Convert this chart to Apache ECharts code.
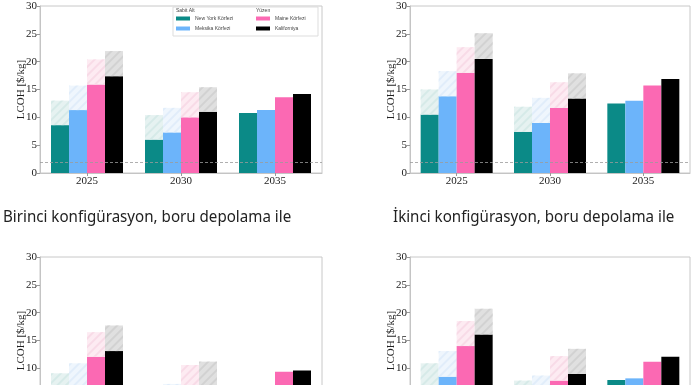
<!DOCTYPE html>
<html>
<head>
<meta charset="utf-8">
<script src="https://cdn.jsdelivr.net/npm/echarts@6/dist/echarts.min.js"></script>
<style>
html,body{margin:0;padding:0;background:#fff;}
#chart{width:696px;height:385px;}
</style>
</head>
<body>
<div id="chart"></div>
<script>
// ---- data ----
const categories = ['2025', '2030', '2035'];
const regionNames = ['New York Körfezi', 'Meksika Körfezi', 'Maine Körfezi', 'Kaliforniya'];
const legendGroups = ['Sabit Alt', 'Yüzen'];
const captions = ['Birinci konfigürasyon, boru depolama ile', 'İkinci konfigürasyon, boru depolama ile'];
const yName = 'LCOH [$/kg]';
const refLine = 2;

// panel 1 (top-left): solid values and totals with storage
const p1NewYork = [8.6, 6.0, 10.8];
const p1NewYorkStorage = [13.0, 10.4, null];
const p1Mexico = [11.3, 7.3, 11.3];
const p1MexicoStorage = [15.7, 11.7, null];
const p1Maine = [15.9, 10.0, 13.6];
const p1MaineStorage = [20.4, 14.5, null];
const p1California = [17.4, 11.0, 14.2];
const p1CaliforniaStorage = [21.9, 15.4, null];

// panel 2 (top-right)
const p2NewYork = [10.5, 7.4, 12.5];
const p2NewYorkStorage = [15.0, 11.9, null];
const p2Mexico = [13.8, 9.0, 13.0];
const p2MexicoStorage = [18.3, 13.5, null];
const p2Maine = [18.0, 11.7, 15.7];
const p2MaineStorage = [22.6, 16.3, null];
const p2California = [20.5, 13.4, 16.9];
const p2CaliforniaStorage = [25.1, 17.9, null];

// panel 3 (bottom-left, partly cut off)
const p3NewYork = [4.6, 1.8, 6.4];
const p3NewYorkStorage = [9.1, 6.3, null];
const p3Mexico = [6.4, 2.7, 6.8];
const p3MexicoStorage = [10.9, 7.2, null];
const p3Maine = [12.1, 6.1, 9.4];
const p3MaineStorage = [16.5, 10.6, null];
const p3California = [13.1, 6.7, 9.6];
const p3CaliforniaStorage = [17.7, 11.2, null];

// panel 4 (bottom-right, partly cut off)
const p4NewYork = [6.4, 3.3, 7.9];
const p4NewYorkStorage = [10.9, 7.8, null];
const p4Mexico = [8.5, 4.2, 8.2];
const p4MexicoStorage = [13.1, 8.7, null];
const p4Maine = [14.0, 7.8, 11.2];
const p4MaineStorage = [18.5, 12.2, null];
const p4California = [16.1, 9.0, 12.1];
const p4CaliforniaStorage = [20.7, 13.5, null];

const panels = [
  [[p1NewYork, p1NewYorkStorage], [p1Mexico, p1MexicoStorage], [p1Maine, p1MaineStorage], [p1California, p1CaliforniaStorage]],
  [[p2NewYork, p2NewYorkStorage], [p2Mexico, p2MexicoStorage], [p2Maine, p2MaineStorage], [p2California, p2CaliforniaStorage]],
  [[p3NewYork, p3NewYorkStorage], [p3Mexico, p3MexicoStorage], [p3Maine, p3MaineStorage], [p3California, p3CaliforniaStorage]],
  [[p4NewYork, p4NewYorkStorage], [p4Mexico, p4MexicoStorage], [p4Maine, p4MaineStorage], [p4California, p4CaliforniaStorage]]
];

// ---- styles ----
const solidColors = ['#0b8a87', '#6cb4fa', '#fb69b3', '#000000'];
const hatchFill = ['#e6f2f1', '#eff6fd', '#fdebf2', '#e0e0e0'];
const hatchLine = ['#d6eae8', '#e1edfa', '#f8dbe7', '#d2d2d2'];
const grids = [
  {left: 40, top: 6, width: 282, height: 167},
  {left: 410, top: 6, width: 280, height: 167},
  {left: 40, top: 257, width: 282, height: 167},
  {left: 410, top: 257, width: 280, height: 167}
];
const serif = '"Liberation Serif", "DejaVu Serif", serif';

const xAxes = [], yAxes = [], series = [];
grids.forEach((g, gi) => {
  xAxes.push({
    type: 'category', gridIndex: gi, data: categories,
    axisLine: {lineStyle: {color: '#c4c4c4', width: 1}},
    axisTick: {show: true, alignWithLabel: true, length: 3, lineStyle: {color: '#999'}},
    axisLabel: {fontFamily: serif, fontSize: 11, color: '#222', margin: 3}
  });
  yAxes.push({
    type: 'value', gridIndex: gi, min: 0, max: 30, interval: 5,
    name: yName, nameLocation: 'middle', nameGap: 13, nameMoveOverlap: false,
    nameTextStyle: {fontFamily: serif, fontSize: 11, color: '#222'},
    axisLine: {show: true, lineStyle: {color: '#c4c4c4', width: 1}},
    axisTick: {show: true, length: 3, lineStyle: {color: '#999'}},
    axisLabel: {fontFamily: serif, fontSize: 11, color: '#222', margin: 3},
    splitLine: {show: false}
  });
  panels[gi].forEach((pair, ci) => {
    const solid = pair[0], total = pair[1];
    series.push({
      name: regionNames[ci], type: 'bar', xAxisIndex: gi, yAxisIndex: gi,
      stack: 'p' + gi + 'c' + ci, barWidth: 18, barGap: '0%',
      itemStyle: {color: solidColors[ci]},
      data: solid, z: 3
    });
    series.push({
      name: regionNames[ci] + ' (depolama)', type: 'bar', xAxisIndex: gi, yAxisIndex: gi,
      stack: 'p' + gi + 'c' + ci, barWidth: 18, barGap: '0%',
      itemStyle: {
        color: hatchFill[ci],
        decal: {symbol: 'rect', symbolSize: 1, dashArrayX: [1, 0], dashArrayY: [1.5, 3.5],
          rotation: -Math.PI / 4, color: hatchLine[ci]}
      },
      data: total.map((t, i) => t == null ? null : +(t - solid[i]).toFixed(2)), z: 3
    });
  });
  series.push({
    name: 'ref' + gi, type: 'line', xAxisIndex: gi, yAxisIndex: gi, data: [], z: 1,
    markLine: {silent: true, symbol: 'none', label: {show: false},
      lineStyle: {color: '#9a9a9a', width: 0.8, type: [3, 2]},
      data: [{yAxis: refLine}]}
  });
});

const legendBase = {
  orient: 'vertical', itemWidth: 14, itemHeight: 4, itemGap: 5, icon: 'rect',
  textStyle: {fontSize: 5, color: '#444', fontFamily: 'Liberation Sans, sans-serif'},
  padding: 0, z: 10
};

const option = {
  animation: false,
  backgroundColor: '#fff',
  grid: grids.map(g => Object.assign({show: true, borderColor: '#c8c8c8', borderWidth: 1,
    backgroundColor: 'transparent', outerBoundsMode: 'none', containLabel: false}, g)),
  xAxis: xAxes,
  yAxis: yAxes,
  legend: [
    Object.assign({}, legendBase, {left: 176, top: 16, data: regionNames.slice(0, 2)}),
    Object.assign({}, legendBase, {left: 256, top: 16, data: regionNames.slice(2, 4)})
  ],
  graphic: [
    {type: 'rect', shape: {x: 173, y: 7, width: 145, height: 29}, style: {fill: '#fff', stroke: '#dddddd', lineWidth: 1}, z: 5},
    {type: 'text', x: 176, y: 8, style: {text: legendGroups[0], fontSize: 5, fill: '#444', fontFamily: 'Liberation Sans, sans-serif'}, z: 10},
    {type: 'text', x: 256, y: 8, style: {text: legendGroups[1], fontSize: 5, fill: '#444', fontFamily: 'Liberation Sans, sans-serif'}, z: 10},
    {type: 'text', x: 3, y: 209, scaleX: 0.89, style: {text: captions[0], fontSize: 17, fill: '#222', fontFamily: '"Noto Sans", sans-serif'}},
    {type: 'text', x: 393, y: 209, scaleX: 0.89, style: {text: captions[1], fontSize: 17, fill: '#222', fontFamily: '"Noto Sans", sans-serif'}}
  ],
  series: series
};

const chart = echarts.init(document.getElementById('chart'), null, {renderer: 'canvas'});
chart.setOption(option);
</script>
</body>
</html>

***

● **THE REQUEST**: Leave out the pictures and restate, word for word, the lines from the top of the data through the line containing "const p1CaliforniaStorage = [21.9, 15.4, null];", both included.

● **WRITTEN RESPONSE**:
Convert this chart to Apache ECharts code.
<!DOCTYPE html>
<html>
<head>
<meta charset="utf-8">
<script src="https://cdn.jsdelivr.net/npm/echarts@6/dist/echarts.min.js"></script>
<style>
html,body{margin:0;padding:0;background:#fff;}
#chart{width:696px;height:385px;}
</style>
</head>
<body>
<div id="chart"></div>
<script>
// ---- data ----
const categories = ['2025', '2030', '2035'];
const regionNames = ['New York Körfezi', 'Meksika Körfezi', 'Maine Körfezi', 'Kaliforniya'];
const legendGroups = ['Sabit Alt', 'Yüzen'];
const captions = ['Birinci konfigürasyon, boru depolama ile', 'İkinci konfigürasyon, boru depolama ile'];
const yName = 'LCOH [$/kg]';
const refLine = 2;

// panel 1 (top-left): solid values and totals with storage
const p1NewYork = [8.6, 6.0, 10.8];
const p1NewYorkStorage = [13.0, 10.4, null];
const p1Mexico = [11.3, 7.3, 11.3];
const p1MexicoStorage = [15.7, 11.7, null];
const p1Maine = [15.9, 10.0, 13.6];
const p1MaineStorage = [20.4, 14.5, null];
const p1California = [17.4, 11.0, 14.2];
const p1CaliforniaStorage = [21.9, 15.4, null];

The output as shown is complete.